Gli ingegneri della Vanderbilt University, negli Stati Uniti, hanno sviluppato e costruito un esoscheletro in grado di ridurre l’affaticamento muscolare da circa il 29% al 47%. Questo esoscheletro può rivoluzionare il modo in cui si sentono alcuni lavoratori del settore, come quelli che lavorano nel campo medico o i lavoratori in prima linea che stanno in piedi per molte ore e devono sostenere carichi di peso. D’altra parte, può anche essere utile per chi si siede a un tavolo e deve alzarsi e muoversi regolarmente o raccogliere oggetti.
Il team della Vanderbilt University, guidato dall’assistente professore di ingegneria meccanica, Karl Zelik, ha utilizzato tecniche di elettromiografia di superficie per misurare i cambiamenti nell’affaticamento muscolare lombare e ha chiesto ai partecipanti allo studio di eseguire determinati compiti fisici con e senza l’esoscheletro.
Questo processo non richiede un motore o batterie per funzionare: dipende semplicemente da forze ausiliarie discrete ed elastiche che lavorano insieme ai muscoli della parte bassa della schiena.
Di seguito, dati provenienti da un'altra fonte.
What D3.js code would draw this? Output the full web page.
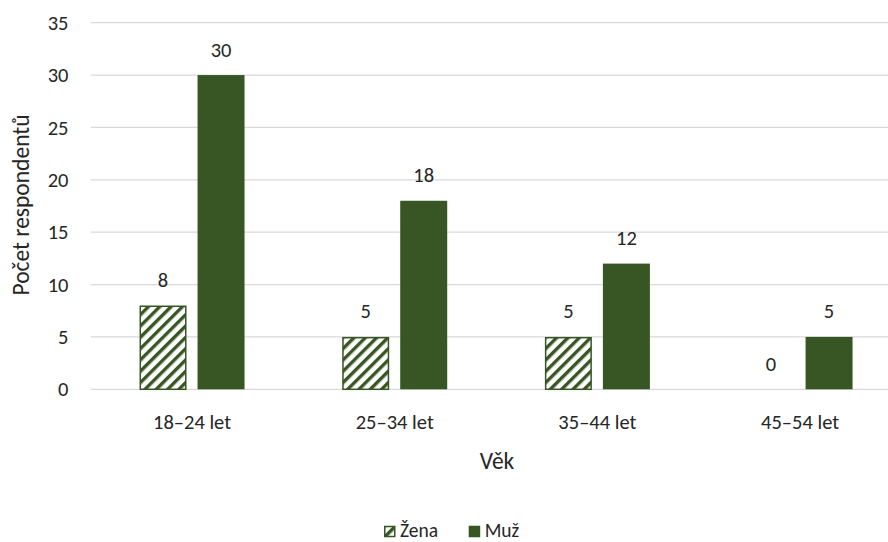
<!DOCTYPE html>
<html>
<head>
<meta charset="utf-8">
<script src="https://cdn.jsdelivr.net/npm/d3@7"></script>
<style>
  html, body { margin: 0; padding: 0; background: #fff; }
  svg { display: block; font-family: Carlito, Lato, "Open Sans", sans-serif; }
</style>
</head>
<body>
<svg id="chart" width="888" height="542"></svg>
<script>
// Age groups and respondent counts by gender
const categories = ["18–24 let", "25–34 let", "35–44 let", "45–54 let"];
const series = ["Žena", "Muž"];
const zenaValues = [8, 5, 5, 0];
const muzValues = [30, 18, 12, 5];
const yTicks = [0, 5, 10, 15, 20, 25, 30, 35];

const green = "#375623";
const textColor = "#262626";
const labelSize = 20.5;
const titleSize = 23.5;
const legendSize = 19.5;

const svg = d3.select("#chart");

// Plot area
const plot = { left: 90.7, right: 901.4, top: 22.7, bottom: 389.3 };

const defs = svg.append("defs");
// Wide upward-diagonal hatch for the "Žena" series
const pat = defs.append("pattern")
  .attr("id", "hatch")
  .attr("patternUnits", "userSpaceOnUse")
  .attr("width", 8).attr("height", 8)
  .attr("patternTransform", "rotate(45)");
pat.append("rect").attr("width", 8).attr("height", 8).attr("fill", "#fff");
pat.append("rect").attr("x", 0).attr("y", 0).attr("width", 3.4).attr("height", 8).attr("fill", green);

const x0 = d3.scaleBand().domain(categories).range([plot.left, plot.right]).padding(0);
const groupW = 105;
const x1 = d3.scaleBand().domain(series)
  .range([(x0.step() - groupW) / 2, (x0.step() + groupW) / 2])
  .paddingInner(0.19).paddingOuter(0);
const y = d3.scaleLinear().domain([0, 35]).range([plot.bottom, plot.top]);

// Gridlines
svg.append("g")
  .selectAll("line")
  .data(yTicks)
  .join("line")
  .attr("x1", plot.left).attr("x2", plot.right)
  .attr("y1", d => y(d)).attr("y2", d => y(d))
  .attr("stroke", "#d9d9d9").attr("stroke-width", 1.3);

// Y axis tick labels
const yAxis = d3.axisLeft(y).tickValues(yTicks).tickSize(0).tickPadding(0);
const gy = svg.append("g").attr("transform", `translate(68.5,0)`).call(yAxis);
gy.select(".domain").remove();
gy.selectAll("text")
  .attr("font-size", labelSize).attr("fill", textColor)
  .style("font-family", "Carlito, Lato, 'Open Sans', sans-serif");

// X axis labels
const xAxis = d3.axisBottom(x0).tickSize(0).tickPadding(0);
const gx = svg.append("g").attr("transform", `translate(0,${plot.bottom + 25})`).call(xAxis);
gx.select(".domain").remove();
gx.selectAll("text")
  .attr("font-size", labelSize).attr("fill", textColor)
  .style("font-family", "Carlito, Lato, 'Open Sans', sans-serif");

// Bars
const rows = categories.map((c, i) => ({ cat: c, values: [zenaValues[i], muzValues[i]] }));
const groups = svg.append("g").selectAll("g")
  .data(rows)
  .join("g")
  .attr("transform", d => `translate(${x0(d.cat)},0)`);

groups.selectAll("rect")
  .data(d => series.map((s, j) => ({ s, v: d.values[j] })))
  .join("rect")
  .filter(d => d.v > 0)
  .attr("x", d => x1(d.s) + (d.s === "Žena" ? 0.75 : 0))
  .attr("width", d => x1.bandwidth() - (d.s === "Žena" ? 1.5 : 0))
  .attr("y", d => y(d.v) + (d.s === "Žena" ? 0.75 : 0))
  .attr("height", d => y(0) - y(d.v) - (d.s === "Žena" ? 0.75 : 0))
  .attr("fill", d => d.s === "Žena" ? "url(#hatch)" : green)
  .attr("stroke", d => d.s === "Žena" ? green : "none")
  .attr("stroke-width", 1.5);

// Value labels
groups.selectAll("text.val")
  .data(d => series.map((s, j) => ({ s, v: d.values[j] })))
  .join("text")
  .attr("class", "val")
  .attr("x", d => x1(d.s) + x1.bandwidth() / 2)
  .attr("y", d => y(d.v) - 18.5)
  .attr("text-anchor", "middle")
  .attr("font-size", labelSize)
  .attr("fill", textColor)
  .text(d => d.v);

// Axis titles
svg.append("text")
  .attr("x", 497).attr("y", 469)
  .attr("text-anchor", "middle")
  .attr("font-size", titleSize).attr("fill", textColor)
  .text("Věk");

svg.append("text")
  .attr("transform", "translate(29,205) rotate(-90)")
  .attr("text-anchor", "middle")
  .attr("font-size", titleSize).attr("fill", textColor)
  .text("Počet respondentů");

// Legend
const legend = svg.append("g").attr("transform", "translate(384,524)");
const legendItems = [
  { s: "Žena", x: 0 },
  { s: "Muž", x: 84.7 }
];
const li = legend.selectAll("g").data(legendItems).join("g")
  .attr("transform", d => `translate(${d.x},0)`);
li.append("rect")
  .attr("x", 0.75).attr("y", 2.5).attr("width", 10).attr("height", 10)
  .attr("fill", d => d.s === "Žena" ? "url(#hatch)" : green)
  .attr("stroke", green).attr("stroke-width", 1.5);
li.append("text")
  .attr("x", 16).attr("y", 13)
  .attr("font-size", legendSize).attr("fill", textColor)
  .text(d => d.s);
</script>
</body>
</html>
Gli elastici funzionano in modo simile al muscolo del dorso, che subentra quando i muscoli della schiena sono troppo stanchi per funzionare correttamente. “Quando i muscoli lombari di una persona diventano tesi e stanchi, chiedono ai muscoli dorsali un aiuto extra per alleviare la tensione e l’affaticamento della schiena. Gli elastici sul nostro esoscheletro funzionano allo stesso modo per aiutare a mantenere la forza“, ha spiegato Erik Lamers, l’autore principale dello studio.
Questo esoscheletro tiene conto delle differenze tra il corpo maschile e quello femminile. Secondo Zelik, “una delle sfide critiche in futuro sarà garantire che tutta la tecnologia indossabile sia sviluppata per servire e proteggere donne e uomini“. Le organizzazioni e le università creano esoscheletri per aiutare diversi gruppi di persone che cercano di ottenere risultati diversi.
Questo studio è stato pubblicato alla fine di settembre sulla rivista scientifica Scientific Reports.